REQUEST:
How many lines of the data include the string "this"? State the number and nothing else.

EXTRACTED MATERIAL:
☆ ☆ ☆ ☆ ☆ ☆ ☆

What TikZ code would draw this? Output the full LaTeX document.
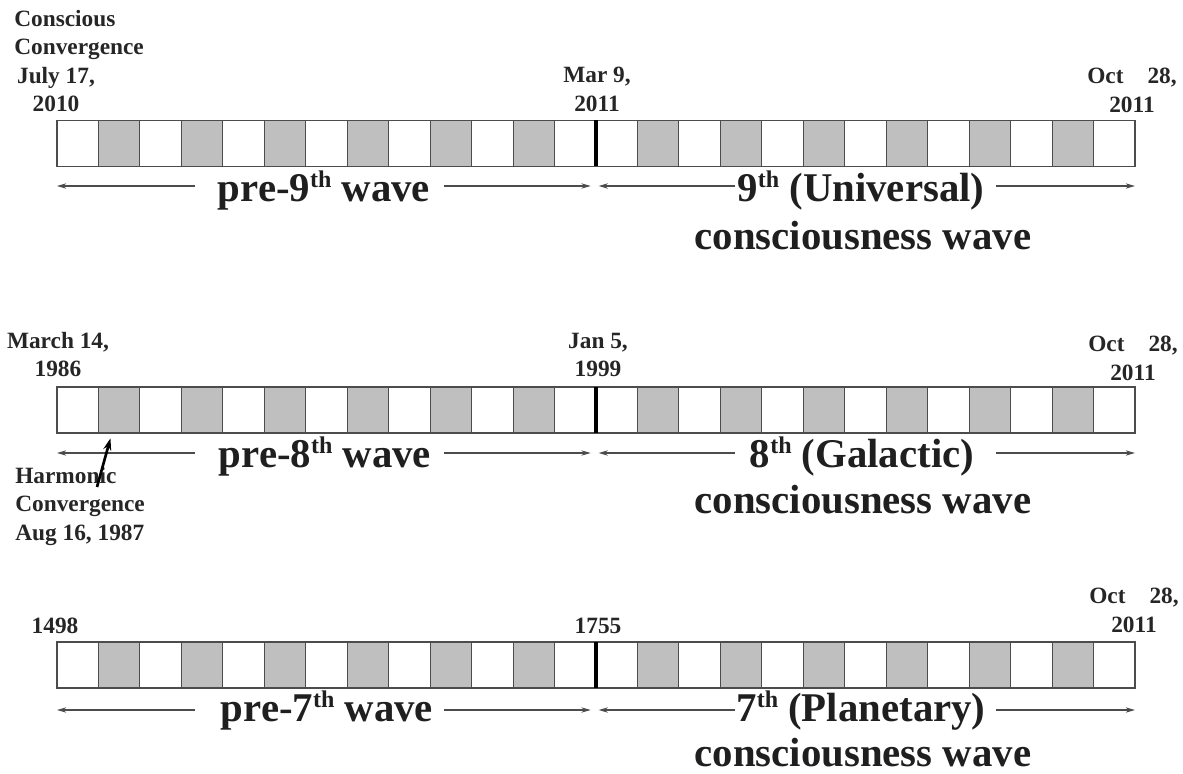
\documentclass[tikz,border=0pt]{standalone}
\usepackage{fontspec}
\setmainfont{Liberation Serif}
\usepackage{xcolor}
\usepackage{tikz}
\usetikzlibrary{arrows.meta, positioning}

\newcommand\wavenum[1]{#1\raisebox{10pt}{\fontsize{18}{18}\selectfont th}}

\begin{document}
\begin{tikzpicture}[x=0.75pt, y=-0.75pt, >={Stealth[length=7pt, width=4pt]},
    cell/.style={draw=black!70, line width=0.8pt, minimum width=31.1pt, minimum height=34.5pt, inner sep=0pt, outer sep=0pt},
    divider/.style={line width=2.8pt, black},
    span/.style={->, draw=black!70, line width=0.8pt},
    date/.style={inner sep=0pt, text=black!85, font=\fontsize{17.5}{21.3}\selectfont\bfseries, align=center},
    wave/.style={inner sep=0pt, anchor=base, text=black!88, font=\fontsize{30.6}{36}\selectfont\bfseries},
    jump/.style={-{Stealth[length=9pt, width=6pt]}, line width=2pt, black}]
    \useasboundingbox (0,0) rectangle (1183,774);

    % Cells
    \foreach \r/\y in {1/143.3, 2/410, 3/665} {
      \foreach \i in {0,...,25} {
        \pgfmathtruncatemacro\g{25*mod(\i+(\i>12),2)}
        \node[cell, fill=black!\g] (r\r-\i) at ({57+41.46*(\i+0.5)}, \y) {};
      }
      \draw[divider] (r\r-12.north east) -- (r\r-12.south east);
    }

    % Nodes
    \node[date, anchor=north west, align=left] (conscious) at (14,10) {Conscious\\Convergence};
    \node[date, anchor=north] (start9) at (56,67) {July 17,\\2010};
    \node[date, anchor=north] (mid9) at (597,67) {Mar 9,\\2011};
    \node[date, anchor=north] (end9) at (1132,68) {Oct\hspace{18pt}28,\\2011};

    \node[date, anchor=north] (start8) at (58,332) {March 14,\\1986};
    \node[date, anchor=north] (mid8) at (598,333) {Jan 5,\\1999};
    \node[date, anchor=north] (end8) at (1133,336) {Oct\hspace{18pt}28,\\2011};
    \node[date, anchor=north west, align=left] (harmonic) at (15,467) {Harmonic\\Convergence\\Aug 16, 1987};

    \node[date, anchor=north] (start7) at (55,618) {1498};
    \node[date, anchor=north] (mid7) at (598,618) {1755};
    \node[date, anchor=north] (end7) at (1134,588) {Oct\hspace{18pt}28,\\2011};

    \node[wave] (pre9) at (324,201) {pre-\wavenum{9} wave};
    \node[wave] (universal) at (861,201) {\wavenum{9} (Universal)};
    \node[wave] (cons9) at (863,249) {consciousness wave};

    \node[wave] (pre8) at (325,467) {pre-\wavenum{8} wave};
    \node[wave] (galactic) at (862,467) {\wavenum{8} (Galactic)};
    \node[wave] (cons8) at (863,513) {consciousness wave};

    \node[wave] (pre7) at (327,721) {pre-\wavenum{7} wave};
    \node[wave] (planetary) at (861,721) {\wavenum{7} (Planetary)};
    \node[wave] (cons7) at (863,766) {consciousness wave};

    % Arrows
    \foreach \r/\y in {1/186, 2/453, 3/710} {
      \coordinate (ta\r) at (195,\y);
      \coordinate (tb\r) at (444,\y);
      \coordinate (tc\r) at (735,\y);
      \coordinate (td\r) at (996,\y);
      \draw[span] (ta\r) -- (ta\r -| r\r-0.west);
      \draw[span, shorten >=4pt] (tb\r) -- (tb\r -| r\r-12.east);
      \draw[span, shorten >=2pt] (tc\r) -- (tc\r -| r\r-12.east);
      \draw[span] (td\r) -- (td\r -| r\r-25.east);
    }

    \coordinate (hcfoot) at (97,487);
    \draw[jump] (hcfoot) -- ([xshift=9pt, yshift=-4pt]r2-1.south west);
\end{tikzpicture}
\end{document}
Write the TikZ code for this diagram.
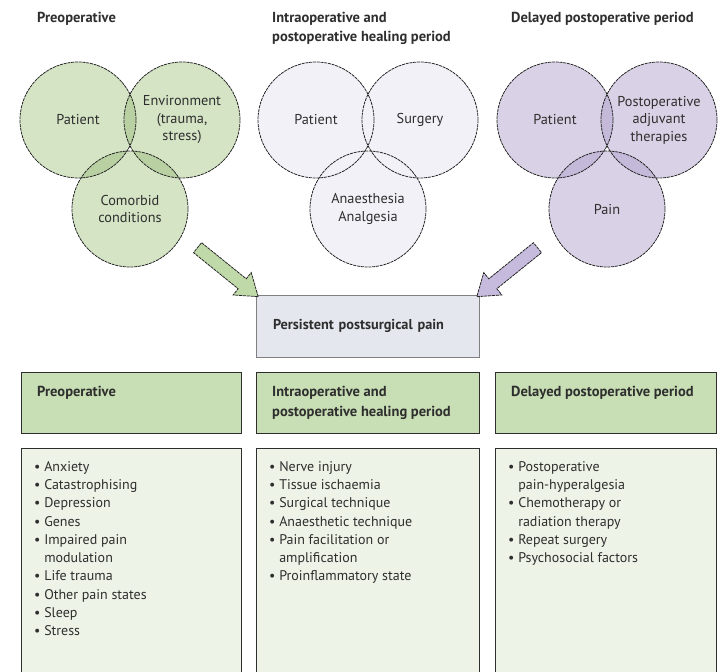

☆ ☆ ☆ ☆ ☆ ☆ ☆

IN RESPONSE:
2